Une des raisons, parmi de nombreuses autres, de notre opposition à la Constitution européenne était la liberté de circulation des capitaux à tout jamais garantie. Nos détracteurs se défaussaient souvent de cet argument en affirmant qu’attenter à la liberté de circulation des capitaux signifiait un retour à l’autarcie.
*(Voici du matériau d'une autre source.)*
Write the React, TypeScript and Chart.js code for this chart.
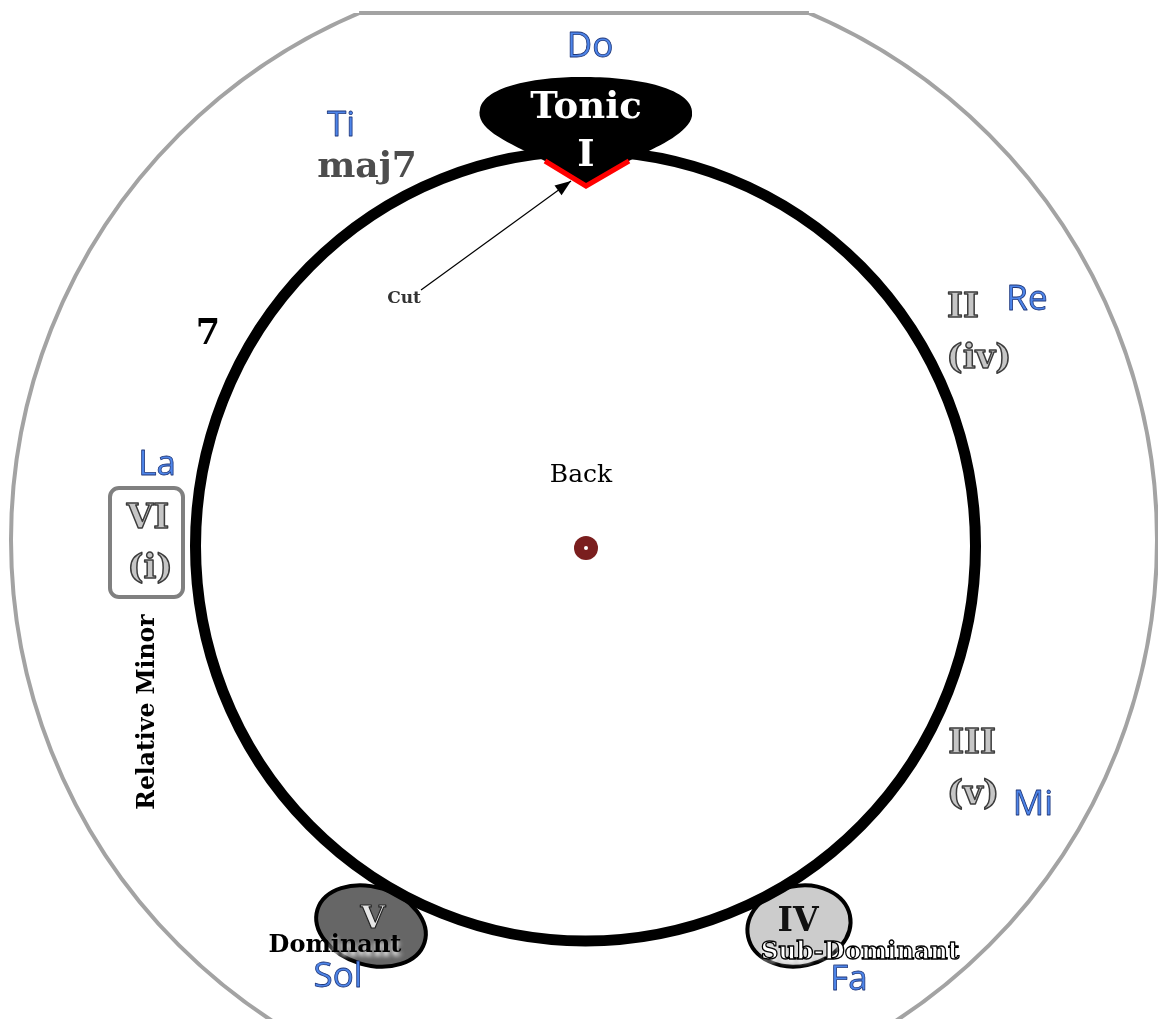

Les plus extrémistes des libéraux prétendaient même que cette « liberté » est un critère de démocratie ! Ces thuriféraires du marché ont sans doute oublié que c’est justement la sanglante dictature de Pinochet au Chili qui a constitutionnalisé la liberté de circulation des capitaux alors que le contrôle des changes était un des éléments constitutifs de la politique sociale du gouvernement régulièrement élu de Salvador Allende.

Le Venezuela affiche pour 2005 la plus forte croissance économique du continent américain avec un taux de 9%. Cette année fait suite à une croissance exceptionnelle de 17,9% en 2004 qui rattrapait le retard tout aussi exceptionnel des années 2002 et 2003 (-8,9% et -7,7%) [1]provoqué par le sabotage délibéré organisé par la direction de la compagnie pétrolière PDVSA et la tentative de coup d’état d’avril 2002 visant à renverser le Président Chavez avec le renfort de l’administration américaine et le support quasi-unanime de nos médias européens.

Contrairement à une opinion trop communément admise, cette reprise économique n’est nullement due à la hausse des prix du pétrole brut dans la mesure où la part du secteur pétrolier dans la composition du PIB a baissé entre 2003 et 2005 de 18% à 16%.


Il est, par contre, intéressant de noter que cette reprise de l’économie vénézuélienne se fait dans un contexte particulier, celui de l’instauration en février 2003 d’un contrôle des changes destiné à endiguer les fuites de capitaux estimées à l’époque à 1 milliard de dollars par mois pour des réserves de change de 12 milliards. La Banque centrale vénézuélienne a ainsi, depuis cette époque, la responsabilité de la totalité des changes avec l’extérieur avec un taux fixe qui est aujourd’hui stable à 2150 Bs pour 1 $ et des réserves de change de 30 milliards de dollars. Contrairement à ce qu’affirment les libéraux de tous poils, ce régime de parité fixe et de contrôle des changes n’a aucunement été préjudiciable aux échanges commerciaux : une augmentation en volume de 40% des importations en 2005 en est la confirmation la plus éclatante.

Cette reprise de l’économie a permis d’affecter 5,5 milliards d’euros à des programmes sociaux, renforcés par la participation notable de médecins cubains. Par ailleurs, PDVSA (dont la direction a été remaniée) a constitué un fonds de 85 millions d’euros pour financer des coopératives qui privilégient « les valeurs de solidarité, d’équité et de développement social de la communauté par rapport à celles de rentabilité ou de profit ». Des expériences intéressantes à suivre, notamment dans leurs implications écologiques.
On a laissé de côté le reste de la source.